Витте был патриот, любил русский народ, хотя и недостаточно знал его. В воззрениях Витте проскальзывали славянофильские черты – наследие Фадеевых: мать его была сестрой известного публициста – славянофила генерала Фадеева, автора нашумевшей книги «Чем нам быть?». Под этим влиянием у Витте слагается твердый монархический образ мыслей. Всем памятна его записка о земстве, которое он считал несовместимым с самодержавием, предвидя, впрочем, совершенно основательно, что при широком развитии общественных учреждений и при выходе их деятельности за узкие, предуказанные им законом рамки они приведут к ограничению самодержавной власти. Абсолютистские мировоззрения Витте едва ли можно считать несовместимыми с известной запиской государю о положении России – предтечей Манифеста 17 октября 1905 г. – и с самим этим манифестом. Сам Витте не считал, что с изданием манифеста и Основных законов, с учреждением народного представительства самодержавие действительно прекратило свое существование. Он продолжал рассматривать императора как неограниченного монарха. Об этом он заявлял неоднократно по различным поводам. В народном представительстве он видел лишь помощь самодержавной власти и гарантии от ошибок, а в манифесте – средство успокоения взбаламученного народного моря, по-видимому не отдавая [себе] отчета во всех политических последствиях принятых на себя верховной властью обязательств.

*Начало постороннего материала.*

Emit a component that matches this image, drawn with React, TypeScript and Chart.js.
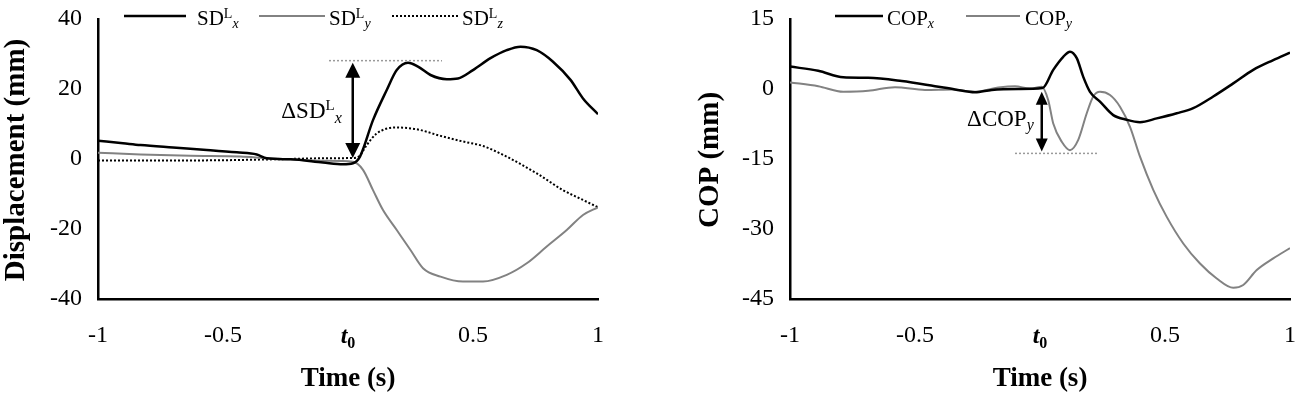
import React, { useEffect, useRef } from 'react';
import { Chart, registerables } from 'chart.js';

Chart.register(...registerables);

const FONT = "'Liberation Serif', 'Times New Roman', Times, serif";

// ---- axes ----
const timeTicks = [-1, -0.5, 0, 0.5, 1];
const timeTickLabels = ['-1', '-0.5', 't0', '0.5', '1'];
const dispTicks = [-40, -20, 0, 20, 40];
const copTicks = [-45, -30, -15, 0, 15];

// ---- left panel: SD^L (mm) ----
const sdxT = [-1, -0.9, -0.83, -0.7, -0.565, -0.445, -0.365, -0.325, -0.23, -0.1, -0.02, 0.02, 0.048, 0.1, 0.155, 0.195, 0.24, 0.28, 0.33, 0.395, 0.44, 0.5, 0.57, 0.635, 0.69, 0.755, 0.82, 0.89, 0.94, 1];
const sdxV = [5.2, 4.5, 4.0, 3.3, 2.6, 1.9, 1.3, 0.2, -0.1, -1.0, -1.5, -1.2, 0.7, 11.1, 19.7, 25.4, 27.5, 26.4, 24.0, 22.8, 23.0, 25.4, 28.8, 31.1, 32.1, 31.1, 27.8, 22.6, 17.3, 12.8];
const sdyT = [-1, -0.83, -0.63, -0.43, -0.325, -0.23, -0.1, 0.02, 0.06, 0.1, 0.14, 0.195, 0.25, 0.3, 0.37, 0.46, 0.54, 0.635, 0.715, 0.795, 0.875, 0.94, 1];
const sdyV = [1.8, 1.3, 0.9, 0.7, 0.2, -0.1, -0.5, -0.8, -3.1, -8.9, -14.6, -20.3, -26.0, -31.2, -33.6, -35.0, -35.0, -33.1, -29.8, -25.0, -20.3, -16.0, -13.8];
const sdzT = [-1, -0.6, -0.3, -0.1, 0.02, 0.045, 0.075, 0.115, 0.19, 0.275, 0.37, 0.46, 0.54, 0.62, 0.755, 0.86, 0.94, 1];
const sdzV = [-0.4, -0.4, -0.1, 0.2, 0.3, 0.8, 4.0, 7.3, 9.0, 8.5, 6.6, 5.0, 3.7, 1.2, -4.1, -8.9, -11.7, -13.8];

// ---- right panel: COP (mm) ----
const copxT = [-1, -0.887, -0.787, -0.687, -0.553, -0.42, -0.34, -0.26, -0.193, -0.087, 0.01, 0.053, 0.093, 0.12, 0.147, 0.173, 0.2, 0.24, 0.293, 0.347, 0.4, 0.467, 0.547, 0.613, 0.693, 0.773, 0.853, 0.933, 1];
const copxV = [4.8, 3.9, 2.5, 2.4, 1.7, 0.6, -0.1, -0.7, -0.2, 0.0, 0.2, 4.1, 6.9, 8.0, 6.6, 2.6, -0.6, -2.7, -5.6, -6.6, -7.1, -6.3, -5.2, -4.1, -1.6, 1.2, 4.1, 6.2, 7.8];
const copyT = [-1, -0.887, -0.787, -0.687, -0.58, -0.46, -0.35, -0.26, -0.167, -0.1, -0.04, 0.007, 0.033, 0.053, 0.087, 0.12, 0.153, 0.187, 0.213, 0.24, 0.28, 0.32, 0.36, 0.4, 0.453, 0.507, 0.573, 0.64, 0.707, 0.773, 0.813, 0.867, 0.933, 1];
const copyV = [1.4, 0.6, -0.6, -0.4, 0.4, -0.2, -0.1, -0.6, 0.3, 0.6, 0.1, 0.5, -2.4, -7.4, -11.3, -13.1, -10.9, -5.2, -1.6, -0.6, -1.3, -3.8, -8.1, -14.5, -21.6, -27.4, -33.1, -37.4, -40.6, -42.6, -42.0, -38.8, -36.3, -34.1];

// ---- annotations (data units) ----
const sdxRefLine = { from: -0.076, to: 0.376, value: 28.1 };
const sdxArrow = { t: 0.019, from: 0.3, to: 27.5, labelValue: 11.8 };
const copyRefLine = { from: -0.1, to: 0.228, value: -13.8 };
const copyArrow = { t: 0.007, from: -0.6, to: -13.4, labelValue: -8.0 };

const GRAY = '#828282';

type Seg = { text: string; size: number; style?: string; weight?: string; dy?: number };

function drawRich(ctx: CanvasRenderingContext2D, x: number, y: number, segs: Seg[], align: string) {
  const fonts = segs.map(s => `${s.style || 'normal'} ${s.weight || 'normal'} ${s.size}px ${FONT}`);
  let total = 0;
  segs.forEach((s, i) => { ctx.font = fonts[i]; total += ctx.measureText(s.text).width; });
  let cx = align === 'right' ? x - total : align === 'center' ? x - total / 2 : x;
  ctx.textAlign = 'left';
  ctx.textBaseline = 'alphabetic';
  segs.forEach((s, i) => {
    ctx.font = fonts[i];
    ctx.fillText(s.text, cx, y + (s.dy || 0));
    cx += ctx.measureText(s.text).width;
  });
}

function drawArrow(ctx: CanvasRenderingContext2D, x: number, yTop: number, yBot: number, headW: number, headL: number, lw: number) {
  ctx.strokeStyle = '#000';
  ctx.fillStyle = '#000';
  ctx.lineWidth = lw;
  ctx.setLineDash([]);
  ctx.beginPath();
  ctx.moveTo(x, yTop + headL - 1);
  ctx.lineTo(x, yBot - headL + 1);
  ctx.stroke();
  ctx.beginPath();
  ctx.moveTo(x, yTop);
  ctx.lineTo(x - headW / 2, yTop + headL);
  ctx.lineTo(x + headW / 2, yTop + headL);
  ctx.closePath();
  ctx.fill();
  ctx.beginPath();
  ctx.moveTo(x, yBot);
  ctx.lineTo(x - headW / 2, yBot - headL);
  ctx.lineTo(x + headW / 2, yBot - headL);
  ctx.closePath();
  ctx.fill();
}

type LegendItem = { x1: number; x2: number; color: string; dash: number[]; width: number; tx: number; segs: Seg[] };

type PanelCfg = {
  width: number;
  yAxisWidth: number;
  rightPad: number;
  ticks: number[];
  yTitle: string;
  yTitleX: number;
  datasets: any[];
  legend: LegendItem[];
  refLine: { from: number; to: number; value: number };
  arrow: { t: number; from: number; to: number; labelValue: number };
  arrowHead: [number, number];
  label: Seg[];
  labelGap: number;
};

function pts(t: number[], v: number[]) {
  return t.map((x, i) => ({ x, y: v[i] }));
}

function makeChart(canvas: HTMLCanvasElement, cfg: PanelCfg) {
  const overlay = {
    id: 'overlay',
    afterDraw(chart: any) {
      const ctx: CanvasRenderingContext2D = chart.ctx;
      const xs = chart.scales.x;
      const ys = chart.scales.y;
      const area = chart.chartArea;
      ctx.save();
      ctx.fillStyle = '#000';
      // legend
      cfg.legend.forEach(item => {
        ctx.beginPath();
        ctx.setLineDash(item.dash);
        ctx.strokeStyle = item.color;
        ctx.lineWidth = item.width;
        ctx.moveTo(item.x1, 16);
        ctx.lineTo(item.x2, 16);
        ctx.stroke();
        ctx.setLineDash([]);
        ctx.fillStyle = '#000';
        drawRich(ctx, item.tx, 25, item.segs, 'left');
      });
      // reference dashed line
      ctx.beginPath();
      ctx.setLineDash([2, 2]);
      ctx.strokeStyle = '#9a9a9a';
      ctx.lineWidth = 1.5;
      const ry = ys.getPixelForValue(cfg.refLine.value);
      ctx.moveTo(xs.getPixelForValue(cfg.refLine.from), ry);
      ctx.lineTo(xs.getPixelForValue(cfg.refLine.to), ry);
      ctx.stroke();
      ctx.setLineDash([]);
      // arrow
      const ax = xs.getPixelForValue(cfg.arrow.t);
      const y1 = ys.getPixelForValue(cfg.arrow.from);
      const y2 = ys.getPixelForValue(cfg.arrow.to);
      drawArrow(ctx, ax, Math.min(y1, y2), Math.max(y1, y2), cfg.arrowHead[0], cfg.arrowHead[1], 2.5);
      ctx.fillStyle = '#000';
      drawRich(ctx, ax - cfg.labelGap, ys.getPixelForValue(cfg.arrow.labelValue), cfg.label, 'right');
      // t0 tick label
      drawRich(ctx, xs.getPixelForValue(0), 343, [
        { text: 't', size: 24, style: 'italic', weight: 'bold' },
        { text: '0', size: 16, weight: 'bold', dy: 5 },
      ], 'center');
      // x title
      ctx.font = `bold 27px ${FONT}`;
      ctx.textAlign = 'center';
      ctx.textBaseline = 'alphabetic';
      ctx.fillText('Time (s)', (area.left + area.right) / 2, 386);
      // y title
      ctx.save();
      ctx.translate(cfg.yTitleX, (area.top + area.bottom) / 2 + 1);
      ctx.rotate(-Math.PI / 2);
      ctx.font = `bold 29px ${FONT}`;
      ctx.textAlign = 'center';
      ctx.textBaseline = 'alphabetic';
      ctx.fillText(cfg.yTitle, 0, 0);
      ctx.restore();
      ctx.restore();
    },
  };

  const tickFont = { size: 24, family: FONT };
  return new Chart(canvas, {
    type: 'line',
    data: { datasets: cfg.datasets },
    options: {
      animation: false,
      responsive: false,
      events: [],
      layout: { padding: { top: 19, right: cfg.rightPad, left: 0, bottom: 0 } },
      plugins: { legend: { display: false }, tooltip: { enabled: false }, title: { display: false } },
      elements: { point: { radius: 0 }, line: { cubicInterpolationMode: 'monotone' } },
      scales: {
        x: {
          type: 'linear',
          min: timeTicks[0],
          max: timeTicks[timeTicks.length - 1],
          afterBuildTicks: (s: any) => { s.ticks = timeTicks.map(v => ({ value: v })); },
          ticks: {
            padding: 22,
            color: '#000',
            font: tickFont,
            maxRotation: 0,
            autoSkip: false,
            callback: (v: any) => {
              const i = timeTicks.indexOf(Number(v));
              const lab = i >= 0 ? timeTickLabels[i] : '';
              return lab === 't0' ? '' : lab;
            },
          },
          grid: { display: false, drawTicks: false },
          border: { display: true, color: '#000', width: 2.5 },
          afterFit: (s: any) => { s.height = 100; s.paddingLeft = 0; s.paddingRight = 0; },
        },
        y: {
          type: 'linear',
          min: cfg.ticks[0],
          max: cfg.ticks[cfg.ticks.length - 1],
          afterBuildTicks: (s: any) => { s.ticks = cfg.ticks.map(v => ({ value: v })); },
          ticks: { padding: 16, color: '#000', font: tickFont, callback: (v: any) => String(v) },
          grid: { display: false, drawTicks: false },
          border: { display: true, color: '#000', width: 2.5 },
          afterFit: (s: any) => { s.width = cfg.yAxisWidth; s.paddingTop = 0; s.paddingBottom = 0; },
        },
      },
    },
    plugins: [overlay],
  } as any);
}

const leftCfg: PanelCfg = {
  width: 650,
  yAxisWidth: 98,
  rightPad: 52,
  ticks: dispTicks,
  yTitle: 'Displacement (mm)',
  yTitleX: 24,
  datasets: [
    { data: pts(sdxT, sdxV), borderColor: '#000', borderWidth: 2.5, pointRadius: 0, fill: false },
    { data: pts(sdyT, sdyV), borderColor: GRAY, borderWidth: 2, pointRadius: 0, fill: false },
    { data: pts(sdzT, sdzV), borderColor: '#000', borderWidth: 2, borderDash: [2, 2], pointRadius: 0, fill: false },
  ],
  legend: [
    { x1: 124, x2: 186, color: '#000', dash: [], width: 2.5, tx: 197, segs: [{ text: 'SD', size: 21 }, { text: 'L', size: 14, dy: -7 }, { text: 'x', size: 14, style: 'italic', dy: 3 }] },
    { x1: 259, x2: 325, color: GRAY, dash: [], width: 2, tx: 329, segs: [{ text: 'SD', size: 21 }, { text: 'L', size: 14, dy: -7 }, { text: 'y', size: 14, style: 'italic', dy: 3 }] },
    { x1: 392, x2: 458, color: '#000', dash: [2, 2], width: 2, tx: 462, segs: [{ text: 'SD', size: 21 }, { text: 'L', size: 14, dy: -7 }, { text: 'z', size: 14, style: 'italic', dy: 3 }] },
  ],
  refLine: sdxRefLine,
  arrow: sdxArrow,
  arrowHead: [15, 15],
  label: [{ text: 'ΔSD', size: 23 }, { text: 'L', size: 15, dy: -8 }, { text: 'x', size: 16, style: 'italic', dy: 5 }],
  labelGap: 11,
};

const rightCfg: PanelCfg = {
  width: 649,
  yAxisWidth: 140,
  rightPad: 9,
  ticks: copTicks,
  yTitle: 'COP (mm)',
  yTitleX: 68,
  datasets: [
    { data: pts(copxT, copxV), borderColor: '#000', borderWidth: 2.5, pointRadius: 0, fill: false },
    { data: pts(copyT, copyV), borderColor: GRAY, borderWidth: 2, pointRadius: 0, fill: false },
  ],
  legend: [
    { x1: 185, x2: 233, color: '#000', dash: [], width: 2.5, tx: 237, segs: [{ text: 'COP', size: 21 }, { text: 'x', size: 14, style: 'italic', dy: 3 }] },
    { x1: 316, x2: 370, color: GRAY, dash: [], width: 2, tx: 375, segs: [{ text: 'COP', size: 21 }, { text: 'y', size: 14, style: 'italic', dy: 3 }] },
  ],
  refLine: copyRefLine,
  arrow: copyArrow,
  arrowHead: [12, 13],
  label: [{ text: 'ΔCOP', size: 23 }, { text: 'y', size: 16, style: 'italic', dy: 4 }],
  labelGap: 8,
};

function Panel({ cfg, left }: { cfg: PanelCfg; left: number }) {
  const ref = useRef<HTMLCanvasElement | null>(null);
  useEffect(() => {
    if (!ref.current) return;
    const chart = makeChart(ref.current, cfg);
    return () => chart.destroy();
  }, [cfg]);
  return (
    <div style={{ position: 'absolute', left, top: 0, width: cfg.width, height: 399 }}>
      <canvas ref={ref} width={cfg.width} height={399} style={{ display: 'block', width: cfg.width, height: 399 }} />
    </div>
  );
}

export default function App() {
  return (
    <div style={{ position: 'absolute', left: 0, top: 0, width: 1299, height: 399, background: '#fff', overflow: 'hidden' }}>
      <Panel cfg={leftCfg} left={0} />
      <Panel cfg={rightCfg} left={650} />
    </div>
  );
}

Полугодовой опыт пребывания на посту председателя Совета министров должен был привести Витте к убеждению, что зажатый между девятым валом революционной волны и сатрапством П. Н. Дурново, поддерживаемого Царским Селом, он у кормы удержаться не может. С одной стороны, народное движение приобретало явно революционный характер и уже не удовлетворялось одними политическими формулами, с другой – так называемый «солидарный кабинет» фактически был упразднен произволом министра внутренних дел, у которого в одном кармане зверки[121]
для запугивания слабой воли, а в другом – полная carte blanche для отражения народного напора жестокими мерами. И вот Витте дрогнул. Он искренно признается государю, что ошибся в оценке подготовленности народа к участию в государственных делах через своих избранников…По натуре сам неограниченный и властный, Витте, так сказать, органически принадлежал самодержавию. «Я» и все личное стояло у него на первом плане. Витте был резко выраженной индивидуальностью. Общественность в его глазах была необходима либо для нащупывания пульса и установления диагноза, чтобы затем сообразить необходимый образ действии, или для собирания и освещения фактов, относящихся к огромному и пестрому государству, дабы в порядке управления не наделать грубых ошибок. Иначе говоря, роль общественности чисто вспомогательная. «Аз есмь абсолют, альфа и омега» – это было заложено во всем существе Витте. В исторической сменяемости могут прокидываться[122]
и очень плохие автократы, но это прежде всего символ, и пред ним chapeau bas[123]. Засыпать пропасть между всею монархической природой Витте, его основными воззрениями на властвующую личность в историческом процессе, с одной стороны, и совокупность его действий под общим флагом 17 октября 1905 г., – с другой, удастся лишь после детального анализа лиц и событий той эпохи. 17 октября вынесло Витте на вершину н принесло ему бессмертие, но Витте все же не предугадывал дальнейшего хода событий. Он растерялся и от размаха, и от характера движения. Ловкой дипломатии и хитроумной тактики было уже тут недостаточно…При сильном и ярком уме Витте в моральном отношении не отличался ни твердостью, ни устойчивостью. По нравственному масштабу его надо отнести к mixtum compositum – к соединениям сложного типа, составные части которого распознаются лишь путем тонкого анализа и чувствительными реактивами. В нем уживались самые расходящиеся моральные черты: великодушие с его оборотной стороной, доверчивость и подозрительность, скрытность и экспансивность, граничащая с болтливостью, добродушие и жалость к людям с эгоизмом и даже жестокостью, серьезность умного и вдумчивого человека рядом с наивностью. Вот почему суждения о нравственной природе Витте так противоречивы: берется не вся совокупность черт, определяющих общую физиономию, а отдельные, часто случайные проявления внутреннего мира, притом оцениваемые по субъективной мерке, нередко в зависимости от результатов их приложения к данному лицу или случаю. К тому же не всегда делается различие между индивидуальной и общественной нравственностью, между моральными требованиями к частному лицу и государственному деятелю. Границы между этими категориями не были вполне ясны и для С. Ю. Витте. После похорон убитого министра внутренних дел Д. С. Сипягина Витте поставил мне такой вопрос:
– Объясните мне, почему искреннее сожаление о насильственной смерти Д. С. Сипягина было у очень немногих, да, пожалуй, только у государя и у меня?
Я попытался объяснить, насколько мог.